* **The task**
Would you return the complete listing below word for word?

^^^^^^^^^^^^^^^^

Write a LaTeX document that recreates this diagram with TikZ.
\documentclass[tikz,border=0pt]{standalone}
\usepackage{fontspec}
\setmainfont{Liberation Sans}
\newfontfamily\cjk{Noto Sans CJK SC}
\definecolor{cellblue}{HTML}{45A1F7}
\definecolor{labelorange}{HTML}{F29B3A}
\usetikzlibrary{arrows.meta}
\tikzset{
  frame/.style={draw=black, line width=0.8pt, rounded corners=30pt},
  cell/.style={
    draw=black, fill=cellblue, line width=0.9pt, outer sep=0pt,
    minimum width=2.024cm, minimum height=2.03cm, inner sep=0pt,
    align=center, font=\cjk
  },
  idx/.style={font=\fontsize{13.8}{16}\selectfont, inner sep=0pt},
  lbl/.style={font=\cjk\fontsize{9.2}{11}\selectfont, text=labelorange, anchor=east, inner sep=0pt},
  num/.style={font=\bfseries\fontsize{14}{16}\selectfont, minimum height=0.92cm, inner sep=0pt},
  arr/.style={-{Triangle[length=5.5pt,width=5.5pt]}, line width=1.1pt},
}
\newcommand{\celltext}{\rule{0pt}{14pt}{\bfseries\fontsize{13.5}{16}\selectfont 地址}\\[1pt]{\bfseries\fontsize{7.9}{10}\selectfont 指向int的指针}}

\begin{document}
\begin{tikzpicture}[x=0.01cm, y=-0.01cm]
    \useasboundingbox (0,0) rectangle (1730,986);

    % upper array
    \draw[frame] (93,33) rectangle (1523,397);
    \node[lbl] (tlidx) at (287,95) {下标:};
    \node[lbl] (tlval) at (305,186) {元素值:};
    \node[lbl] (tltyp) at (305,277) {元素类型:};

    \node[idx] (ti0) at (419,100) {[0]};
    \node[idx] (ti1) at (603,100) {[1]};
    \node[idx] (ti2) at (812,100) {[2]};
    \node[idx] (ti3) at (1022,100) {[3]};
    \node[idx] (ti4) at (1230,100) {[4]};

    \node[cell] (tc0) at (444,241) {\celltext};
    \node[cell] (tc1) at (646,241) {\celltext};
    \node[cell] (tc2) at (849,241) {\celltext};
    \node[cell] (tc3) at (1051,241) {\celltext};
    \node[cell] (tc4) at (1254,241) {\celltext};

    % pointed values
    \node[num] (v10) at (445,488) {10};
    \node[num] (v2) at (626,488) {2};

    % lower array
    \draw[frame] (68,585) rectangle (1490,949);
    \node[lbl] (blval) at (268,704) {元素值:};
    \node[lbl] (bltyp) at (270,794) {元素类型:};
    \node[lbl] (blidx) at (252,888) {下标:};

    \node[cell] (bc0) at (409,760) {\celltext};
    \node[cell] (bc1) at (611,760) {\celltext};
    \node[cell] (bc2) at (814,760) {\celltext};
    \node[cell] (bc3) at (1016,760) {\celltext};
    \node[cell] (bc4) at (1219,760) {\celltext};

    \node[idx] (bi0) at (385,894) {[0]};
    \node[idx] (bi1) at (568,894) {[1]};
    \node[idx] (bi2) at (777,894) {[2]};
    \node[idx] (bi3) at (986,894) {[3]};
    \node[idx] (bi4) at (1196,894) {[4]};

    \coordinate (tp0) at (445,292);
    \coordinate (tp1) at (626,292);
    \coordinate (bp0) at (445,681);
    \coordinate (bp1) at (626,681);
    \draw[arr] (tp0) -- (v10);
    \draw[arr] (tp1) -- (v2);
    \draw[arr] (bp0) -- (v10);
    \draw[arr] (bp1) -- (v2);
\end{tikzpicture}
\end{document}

^^^^^^^^^^^^^^^^

* **Solution below**
Write a LaTeX document that recreates this diagram with TikZ.
\documentclass[tikz,border=0pt]{standalone}
\usepackage{fontspec}
\setmainfont{Liberation Sans}
\newfontfamily\cjk{Noto Sans CJK SC}
\definecolor{cellblue}{HTML}{45A1F7}
\definecolor{labelorange}{HTML}{F29B3A}
\usetikzlibrary{arrows.meta}
\tikzset{
  frame/.style={draw=black, line width=0.8pt, rounded corners=30pt},
  cell/.style={
    draw=black, fill=cellblue, line width=0.9pt, outer sep=0pt,
    minimum width=2.024cm, minimum height=2.03cm, inner sep=0pt,
    align=center, font=\cjk
  },
  idx/.style={font=\fontsize{13.8}{16}\selectfont, inner sep=0pt},
  lbl/.style={font=\cjk\fontsize{9.2}{11}\selectfont, text=labelorange, anchor=east, inner sep=0pt},
  num/.style={font=\bfseries\fontsize{14}{16}\selectfont, minimum height=0.92cm, inner sep=0pt},
  arr/.style={-{Triangle[length=5.5pt,width=5.5pt]}, line width=1.1pt},
}
\newcommand{\celltext}{\rule{0pt}{14pt}{\bfseries\fontsize{13.5}{16}\selectfont 地址}\\[1pt]{\bfseries\fontsize{7.9}{10}\selectfont 指向int的指针}}

\begin{document}
\begin{tikzpicture}[x=0.01cm, y=-0.01cm]
    \useasboundingbox (0,0) rectangle (1730,986);

    % upper array
    \draw[frame] (93,33) rectangle (1523,397);
    \node[lbl] (tlidx) at (287,95) {下标:};
    \node[lbl] (tlval) at (305,186) {元素值:};
    \node[lbl] (tltyp) at (305,277) {元素类型:};

    \node[idx] (ti0) at (419,100) {[0]};
    \node[idx] (ti1) at (603,100) {[1]};
    \node[idx] (ti2) at (812,100) {[2]};
    \node[idx] (ti3) at (1022,100) {[3]};
    \node[idx] (ti4) at (1230,100) {[4]};

    \node[cell] (tc0) at (444,241) {\celltext};
    \node[cell] (tc1) at (646,241) {\celltext};
    \node[cell] (tc2) at (849,241) {\celltext};
    \node[cell] (tc3) at (1051,241) {\celltext};
    \node[cell] (tc4) at (1254,241) {\celltext};

    % pointed values
    \node[num] (v10) at (445,488) {10};
    \node[num] (v2) at (626,488) {2};

    % lower array
    \draw[frame] (68,585) rectangle (1490,949);
    \node[lbl] (blval) at (268,704) {元素值:};
    \node[lbl] (bltyp) at (270,794) {元素类型:};
    \node[lbl] (blidx) at (252,888) {下标:};

    \node[cell] (bc0) at (409,760) {\celltext};
    \node[cell] (bc1) at (611,760) {\celltext};
    \node[cell] (bc2) at (814,760) {\celltext};
    \node[cell] (bc3) at (1016,760) {\celltext};
    \node[cell] (bc4) at (1219,760) {\celltext};

    \node[idx] (bi0) at (385,894) {[0]};
    \node[idx] (bi1) at (568,894) {[1]};
    \node[idx] (bi2) at (777,894) {[2]};
    \node[idx] (bi3) at (986,894) {[3]};
    \node[idx] (bi4) at (1196,894) {[4]};

    \coordinate (tp0) at (445,292);
    \coordinate (tp1) at (626,292);
    \coordinate (bp0) at (445,681);
    \coordinate (bp1) at (626,681);
    \draw[arr] (tp0) -- (v10);
    \draw[arr] (tp1) -- (v2);
    \draw[arr] (bp0) -- (v10);
    \draw[arr] (bp1) -- (v2);
\end{tikzpicture}
\end{document}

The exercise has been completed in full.